# Recorded data

====

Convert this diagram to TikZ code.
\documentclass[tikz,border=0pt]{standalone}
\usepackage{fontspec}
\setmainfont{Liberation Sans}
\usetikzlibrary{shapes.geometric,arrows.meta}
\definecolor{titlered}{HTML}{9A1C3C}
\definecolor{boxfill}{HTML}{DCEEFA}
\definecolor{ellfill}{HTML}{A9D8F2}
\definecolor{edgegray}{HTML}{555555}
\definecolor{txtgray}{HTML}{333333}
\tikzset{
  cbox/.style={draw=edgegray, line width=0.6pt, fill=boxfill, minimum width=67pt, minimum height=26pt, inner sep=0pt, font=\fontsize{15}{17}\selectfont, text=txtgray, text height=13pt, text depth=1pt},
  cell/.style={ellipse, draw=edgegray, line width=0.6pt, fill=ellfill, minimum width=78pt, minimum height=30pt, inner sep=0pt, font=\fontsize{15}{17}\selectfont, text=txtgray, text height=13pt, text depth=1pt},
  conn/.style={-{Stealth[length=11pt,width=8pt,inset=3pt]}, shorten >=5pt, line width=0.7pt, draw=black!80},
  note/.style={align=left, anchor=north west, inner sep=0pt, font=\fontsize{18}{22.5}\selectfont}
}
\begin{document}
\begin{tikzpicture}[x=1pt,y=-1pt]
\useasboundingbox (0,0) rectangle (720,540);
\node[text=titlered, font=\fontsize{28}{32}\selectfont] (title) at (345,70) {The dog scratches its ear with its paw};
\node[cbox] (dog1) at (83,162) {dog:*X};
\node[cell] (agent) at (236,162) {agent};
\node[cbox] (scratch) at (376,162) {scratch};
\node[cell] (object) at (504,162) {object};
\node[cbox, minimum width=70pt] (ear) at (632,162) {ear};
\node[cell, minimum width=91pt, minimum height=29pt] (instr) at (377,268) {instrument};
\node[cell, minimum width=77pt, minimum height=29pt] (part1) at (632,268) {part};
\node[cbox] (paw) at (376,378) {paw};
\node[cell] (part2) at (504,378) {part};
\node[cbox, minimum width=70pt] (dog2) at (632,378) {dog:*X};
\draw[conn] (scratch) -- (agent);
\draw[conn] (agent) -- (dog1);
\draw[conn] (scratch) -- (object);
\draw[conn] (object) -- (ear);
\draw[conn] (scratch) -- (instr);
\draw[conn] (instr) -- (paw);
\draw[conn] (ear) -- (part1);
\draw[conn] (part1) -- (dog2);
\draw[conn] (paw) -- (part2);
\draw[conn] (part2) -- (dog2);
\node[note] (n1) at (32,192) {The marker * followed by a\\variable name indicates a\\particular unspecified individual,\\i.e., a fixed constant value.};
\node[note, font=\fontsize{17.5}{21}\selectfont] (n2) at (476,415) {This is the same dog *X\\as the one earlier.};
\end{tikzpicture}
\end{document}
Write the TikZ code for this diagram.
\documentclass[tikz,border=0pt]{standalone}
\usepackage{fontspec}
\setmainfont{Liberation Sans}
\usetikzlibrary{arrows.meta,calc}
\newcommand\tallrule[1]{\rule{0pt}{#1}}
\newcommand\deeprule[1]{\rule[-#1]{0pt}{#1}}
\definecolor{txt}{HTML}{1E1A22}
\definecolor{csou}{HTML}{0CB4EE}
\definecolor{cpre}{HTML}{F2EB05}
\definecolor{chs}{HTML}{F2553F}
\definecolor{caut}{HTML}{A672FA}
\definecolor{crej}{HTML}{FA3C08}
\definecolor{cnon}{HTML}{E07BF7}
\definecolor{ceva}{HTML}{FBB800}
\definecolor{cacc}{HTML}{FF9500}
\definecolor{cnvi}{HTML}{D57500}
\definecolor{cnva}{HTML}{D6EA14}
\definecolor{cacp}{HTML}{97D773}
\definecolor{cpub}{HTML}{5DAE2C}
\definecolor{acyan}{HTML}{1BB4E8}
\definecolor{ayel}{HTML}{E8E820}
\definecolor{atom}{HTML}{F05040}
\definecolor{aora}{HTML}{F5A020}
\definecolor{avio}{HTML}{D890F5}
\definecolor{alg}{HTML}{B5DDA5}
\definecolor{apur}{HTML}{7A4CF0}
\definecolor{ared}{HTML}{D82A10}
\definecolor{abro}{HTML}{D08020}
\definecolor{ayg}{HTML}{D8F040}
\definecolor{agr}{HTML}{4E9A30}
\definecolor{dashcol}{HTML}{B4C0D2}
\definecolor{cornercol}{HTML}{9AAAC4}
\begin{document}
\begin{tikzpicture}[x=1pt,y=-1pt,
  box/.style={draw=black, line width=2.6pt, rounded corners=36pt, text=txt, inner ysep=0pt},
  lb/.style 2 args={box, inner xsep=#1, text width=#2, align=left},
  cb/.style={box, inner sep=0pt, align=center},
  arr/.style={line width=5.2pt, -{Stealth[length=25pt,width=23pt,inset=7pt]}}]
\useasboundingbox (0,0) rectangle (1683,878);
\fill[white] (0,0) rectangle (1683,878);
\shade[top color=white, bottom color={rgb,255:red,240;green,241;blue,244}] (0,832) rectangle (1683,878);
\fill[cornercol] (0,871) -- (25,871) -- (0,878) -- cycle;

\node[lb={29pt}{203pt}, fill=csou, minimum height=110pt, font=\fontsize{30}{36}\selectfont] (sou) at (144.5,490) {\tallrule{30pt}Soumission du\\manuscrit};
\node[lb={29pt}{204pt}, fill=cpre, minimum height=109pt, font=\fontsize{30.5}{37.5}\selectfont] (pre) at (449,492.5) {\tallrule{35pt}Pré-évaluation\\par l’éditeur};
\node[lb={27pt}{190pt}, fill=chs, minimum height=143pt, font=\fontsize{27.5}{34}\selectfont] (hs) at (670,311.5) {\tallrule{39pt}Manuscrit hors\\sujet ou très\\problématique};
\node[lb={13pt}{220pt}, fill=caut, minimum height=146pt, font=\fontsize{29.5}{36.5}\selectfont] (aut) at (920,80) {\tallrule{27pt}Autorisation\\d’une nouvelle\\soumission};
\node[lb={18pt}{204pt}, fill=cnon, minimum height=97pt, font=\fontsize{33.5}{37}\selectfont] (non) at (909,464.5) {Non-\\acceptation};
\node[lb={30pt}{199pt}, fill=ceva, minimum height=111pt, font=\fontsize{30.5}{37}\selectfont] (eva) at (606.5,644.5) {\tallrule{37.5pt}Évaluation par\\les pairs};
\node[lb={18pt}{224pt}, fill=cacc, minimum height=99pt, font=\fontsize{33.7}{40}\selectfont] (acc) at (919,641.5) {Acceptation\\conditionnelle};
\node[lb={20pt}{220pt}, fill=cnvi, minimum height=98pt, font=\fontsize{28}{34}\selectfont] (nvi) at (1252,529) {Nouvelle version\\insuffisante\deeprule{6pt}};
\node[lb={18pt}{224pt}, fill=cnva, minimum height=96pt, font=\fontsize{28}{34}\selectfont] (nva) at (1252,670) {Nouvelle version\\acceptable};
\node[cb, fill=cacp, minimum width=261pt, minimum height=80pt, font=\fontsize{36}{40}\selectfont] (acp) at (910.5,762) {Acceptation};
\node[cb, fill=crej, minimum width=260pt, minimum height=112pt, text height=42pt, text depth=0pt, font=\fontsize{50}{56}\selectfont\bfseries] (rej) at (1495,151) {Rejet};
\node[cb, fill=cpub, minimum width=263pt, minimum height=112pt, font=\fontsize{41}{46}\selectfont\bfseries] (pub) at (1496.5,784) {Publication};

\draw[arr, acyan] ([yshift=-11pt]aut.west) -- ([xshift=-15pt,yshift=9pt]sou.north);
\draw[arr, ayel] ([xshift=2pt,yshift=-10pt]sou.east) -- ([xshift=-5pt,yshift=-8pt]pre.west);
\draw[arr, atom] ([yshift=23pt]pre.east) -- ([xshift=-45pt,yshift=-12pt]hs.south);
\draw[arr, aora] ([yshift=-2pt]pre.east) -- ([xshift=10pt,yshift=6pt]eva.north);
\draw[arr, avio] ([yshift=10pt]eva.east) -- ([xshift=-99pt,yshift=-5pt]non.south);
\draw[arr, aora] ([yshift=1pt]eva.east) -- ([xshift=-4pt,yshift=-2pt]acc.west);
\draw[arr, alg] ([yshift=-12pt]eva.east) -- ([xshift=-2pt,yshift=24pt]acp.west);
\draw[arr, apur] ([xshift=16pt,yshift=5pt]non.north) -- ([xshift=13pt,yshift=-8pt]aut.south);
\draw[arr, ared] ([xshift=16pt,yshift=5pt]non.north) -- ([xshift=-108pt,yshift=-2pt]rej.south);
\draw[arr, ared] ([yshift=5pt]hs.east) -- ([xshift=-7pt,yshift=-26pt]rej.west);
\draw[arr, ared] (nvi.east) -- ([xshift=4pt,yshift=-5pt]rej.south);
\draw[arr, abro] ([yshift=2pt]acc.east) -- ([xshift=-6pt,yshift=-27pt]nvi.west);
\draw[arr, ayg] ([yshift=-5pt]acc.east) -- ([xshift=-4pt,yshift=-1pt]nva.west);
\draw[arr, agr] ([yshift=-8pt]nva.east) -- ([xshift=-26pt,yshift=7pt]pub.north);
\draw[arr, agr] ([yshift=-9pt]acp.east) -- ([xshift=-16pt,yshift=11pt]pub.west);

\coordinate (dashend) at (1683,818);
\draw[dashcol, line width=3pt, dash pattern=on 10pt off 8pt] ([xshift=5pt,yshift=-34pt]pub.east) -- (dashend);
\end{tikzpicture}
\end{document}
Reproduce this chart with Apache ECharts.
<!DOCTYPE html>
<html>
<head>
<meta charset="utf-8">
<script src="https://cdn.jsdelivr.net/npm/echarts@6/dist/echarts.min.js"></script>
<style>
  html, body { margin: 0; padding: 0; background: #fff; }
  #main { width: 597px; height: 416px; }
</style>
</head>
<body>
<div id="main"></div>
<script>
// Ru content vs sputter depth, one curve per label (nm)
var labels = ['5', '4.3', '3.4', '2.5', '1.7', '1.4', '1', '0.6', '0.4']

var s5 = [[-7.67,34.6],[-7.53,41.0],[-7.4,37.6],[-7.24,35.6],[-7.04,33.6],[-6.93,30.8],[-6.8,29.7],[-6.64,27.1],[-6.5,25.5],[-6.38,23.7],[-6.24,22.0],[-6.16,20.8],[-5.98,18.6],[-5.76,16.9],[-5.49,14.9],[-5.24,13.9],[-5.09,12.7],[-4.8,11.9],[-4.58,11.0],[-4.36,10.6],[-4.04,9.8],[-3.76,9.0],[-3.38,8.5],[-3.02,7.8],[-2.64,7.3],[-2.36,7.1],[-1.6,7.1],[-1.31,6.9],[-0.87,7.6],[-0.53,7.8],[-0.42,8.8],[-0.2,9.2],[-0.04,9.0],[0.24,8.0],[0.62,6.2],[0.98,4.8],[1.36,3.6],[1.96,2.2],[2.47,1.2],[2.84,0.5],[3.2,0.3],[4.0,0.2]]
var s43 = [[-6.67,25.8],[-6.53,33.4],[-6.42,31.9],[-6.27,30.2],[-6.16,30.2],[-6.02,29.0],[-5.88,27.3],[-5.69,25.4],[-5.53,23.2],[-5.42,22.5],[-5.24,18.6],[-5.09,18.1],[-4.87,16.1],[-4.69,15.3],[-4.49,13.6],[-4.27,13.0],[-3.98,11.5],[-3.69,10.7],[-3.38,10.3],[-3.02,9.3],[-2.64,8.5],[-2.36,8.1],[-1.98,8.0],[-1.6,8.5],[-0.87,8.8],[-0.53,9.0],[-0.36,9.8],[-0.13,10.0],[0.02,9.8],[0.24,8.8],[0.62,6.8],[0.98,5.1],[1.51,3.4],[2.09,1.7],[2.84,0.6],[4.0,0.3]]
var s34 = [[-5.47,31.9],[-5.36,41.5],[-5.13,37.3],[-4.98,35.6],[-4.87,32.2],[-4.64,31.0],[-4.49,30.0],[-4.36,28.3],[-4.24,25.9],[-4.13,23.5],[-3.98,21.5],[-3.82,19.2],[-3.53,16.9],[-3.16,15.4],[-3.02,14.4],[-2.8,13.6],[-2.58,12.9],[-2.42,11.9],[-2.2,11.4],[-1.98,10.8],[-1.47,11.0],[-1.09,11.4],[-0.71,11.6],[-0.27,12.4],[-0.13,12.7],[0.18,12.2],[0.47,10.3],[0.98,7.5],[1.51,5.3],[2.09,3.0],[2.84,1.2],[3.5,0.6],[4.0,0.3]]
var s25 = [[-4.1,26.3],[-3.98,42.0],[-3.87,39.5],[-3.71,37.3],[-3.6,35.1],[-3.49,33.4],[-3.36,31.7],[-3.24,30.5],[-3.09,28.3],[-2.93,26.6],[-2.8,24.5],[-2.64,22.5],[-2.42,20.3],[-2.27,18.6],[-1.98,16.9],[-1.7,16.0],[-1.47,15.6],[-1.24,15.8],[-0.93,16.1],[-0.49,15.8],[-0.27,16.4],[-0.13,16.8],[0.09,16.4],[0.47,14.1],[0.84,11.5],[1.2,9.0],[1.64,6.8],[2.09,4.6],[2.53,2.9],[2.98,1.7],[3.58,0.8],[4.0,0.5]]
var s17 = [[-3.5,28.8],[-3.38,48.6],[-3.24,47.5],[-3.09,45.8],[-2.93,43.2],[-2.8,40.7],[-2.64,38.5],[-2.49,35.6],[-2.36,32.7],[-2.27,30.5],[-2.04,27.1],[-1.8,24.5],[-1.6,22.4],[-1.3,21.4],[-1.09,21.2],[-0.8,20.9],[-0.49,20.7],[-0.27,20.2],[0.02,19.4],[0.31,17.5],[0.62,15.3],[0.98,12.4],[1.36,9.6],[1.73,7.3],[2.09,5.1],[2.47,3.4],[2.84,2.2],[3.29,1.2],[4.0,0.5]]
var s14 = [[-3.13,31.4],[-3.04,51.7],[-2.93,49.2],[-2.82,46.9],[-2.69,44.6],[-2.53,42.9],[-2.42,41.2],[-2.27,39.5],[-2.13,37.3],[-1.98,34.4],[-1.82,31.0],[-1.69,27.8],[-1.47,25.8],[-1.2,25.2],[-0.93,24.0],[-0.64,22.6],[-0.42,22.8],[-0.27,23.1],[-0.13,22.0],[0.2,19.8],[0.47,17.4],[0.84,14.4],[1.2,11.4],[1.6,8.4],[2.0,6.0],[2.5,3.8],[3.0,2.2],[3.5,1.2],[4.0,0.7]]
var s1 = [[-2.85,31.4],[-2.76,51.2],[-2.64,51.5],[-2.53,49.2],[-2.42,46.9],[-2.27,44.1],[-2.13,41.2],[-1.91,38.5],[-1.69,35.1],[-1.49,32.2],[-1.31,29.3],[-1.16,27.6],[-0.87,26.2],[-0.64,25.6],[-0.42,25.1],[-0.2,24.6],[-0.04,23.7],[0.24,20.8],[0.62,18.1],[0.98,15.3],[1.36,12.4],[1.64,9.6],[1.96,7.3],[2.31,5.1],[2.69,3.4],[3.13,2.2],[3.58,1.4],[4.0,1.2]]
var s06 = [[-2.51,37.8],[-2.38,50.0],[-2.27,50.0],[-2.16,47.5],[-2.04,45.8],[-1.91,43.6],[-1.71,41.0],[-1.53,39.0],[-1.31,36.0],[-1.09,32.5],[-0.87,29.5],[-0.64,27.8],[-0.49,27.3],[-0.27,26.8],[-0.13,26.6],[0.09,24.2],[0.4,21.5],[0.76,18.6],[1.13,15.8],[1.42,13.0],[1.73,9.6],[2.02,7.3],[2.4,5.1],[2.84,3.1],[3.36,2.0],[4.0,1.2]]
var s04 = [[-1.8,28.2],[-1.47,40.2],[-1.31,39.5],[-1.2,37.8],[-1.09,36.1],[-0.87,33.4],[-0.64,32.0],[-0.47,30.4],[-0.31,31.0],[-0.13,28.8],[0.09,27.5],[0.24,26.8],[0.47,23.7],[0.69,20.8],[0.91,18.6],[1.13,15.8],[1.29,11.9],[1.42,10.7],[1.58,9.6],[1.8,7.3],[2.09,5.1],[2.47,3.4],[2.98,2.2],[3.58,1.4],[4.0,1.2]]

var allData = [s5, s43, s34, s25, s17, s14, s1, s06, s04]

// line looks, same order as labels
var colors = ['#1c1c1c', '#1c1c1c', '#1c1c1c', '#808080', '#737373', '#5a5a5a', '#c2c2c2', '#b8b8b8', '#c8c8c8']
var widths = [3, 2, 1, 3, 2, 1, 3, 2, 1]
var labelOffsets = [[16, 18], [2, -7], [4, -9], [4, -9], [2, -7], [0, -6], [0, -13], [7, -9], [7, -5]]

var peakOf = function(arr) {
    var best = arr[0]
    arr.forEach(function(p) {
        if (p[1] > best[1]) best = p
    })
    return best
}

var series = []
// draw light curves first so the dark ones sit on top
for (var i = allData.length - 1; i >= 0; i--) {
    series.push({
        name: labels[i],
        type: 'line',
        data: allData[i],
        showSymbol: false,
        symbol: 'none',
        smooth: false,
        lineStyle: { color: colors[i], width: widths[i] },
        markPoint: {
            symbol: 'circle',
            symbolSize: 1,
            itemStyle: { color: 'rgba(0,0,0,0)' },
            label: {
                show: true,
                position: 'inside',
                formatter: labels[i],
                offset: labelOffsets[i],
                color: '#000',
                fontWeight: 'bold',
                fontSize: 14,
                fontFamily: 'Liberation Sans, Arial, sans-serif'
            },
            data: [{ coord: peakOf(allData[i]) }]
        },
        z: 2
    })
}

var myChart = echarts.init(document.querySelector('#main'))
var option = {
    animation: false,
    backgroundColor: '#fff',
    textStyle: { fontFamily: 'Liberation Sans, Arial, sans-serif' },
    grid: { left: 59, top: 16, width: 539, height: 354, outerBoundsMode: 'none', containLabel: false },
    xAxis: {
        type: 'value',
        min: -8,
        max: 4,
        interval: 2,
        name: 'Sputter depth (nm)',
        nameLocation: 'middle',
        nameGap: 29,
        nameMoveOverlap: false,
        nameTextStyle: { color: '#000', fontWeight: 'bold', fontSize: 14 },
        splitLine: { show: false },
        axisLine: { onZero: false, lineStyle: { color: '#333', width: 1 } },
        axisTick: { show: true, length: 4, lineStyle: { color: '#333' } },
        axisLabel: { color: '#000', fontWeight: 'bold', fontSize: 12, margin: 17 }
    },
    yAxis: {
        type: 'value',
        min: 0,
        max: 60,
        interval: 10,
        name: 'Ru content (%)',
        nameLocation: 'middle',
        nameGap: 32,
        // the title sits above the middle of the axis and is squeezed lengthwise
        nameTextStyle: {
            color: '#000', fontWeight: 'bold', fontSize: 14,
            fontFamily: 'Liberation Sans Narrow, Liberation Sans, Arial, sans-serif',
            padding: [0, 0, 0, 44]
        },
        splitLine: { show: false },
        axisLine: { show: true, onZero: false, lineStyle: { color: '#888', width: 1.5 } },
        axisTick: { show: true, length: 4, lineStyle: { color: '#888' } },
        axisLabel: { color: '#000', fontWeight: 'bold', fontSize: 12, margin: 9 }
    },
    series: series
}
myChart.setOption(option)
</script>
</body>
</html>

====

# Work to be completed
Copy each line of the preceding data that contains the string "with".

# Response
\node[text=titlered, font=\fontsize{28}{32}\selectfont] (title) at (345,70) {The dog scratches its ear with its paw};
Reproduce this chart with Apache ECharts.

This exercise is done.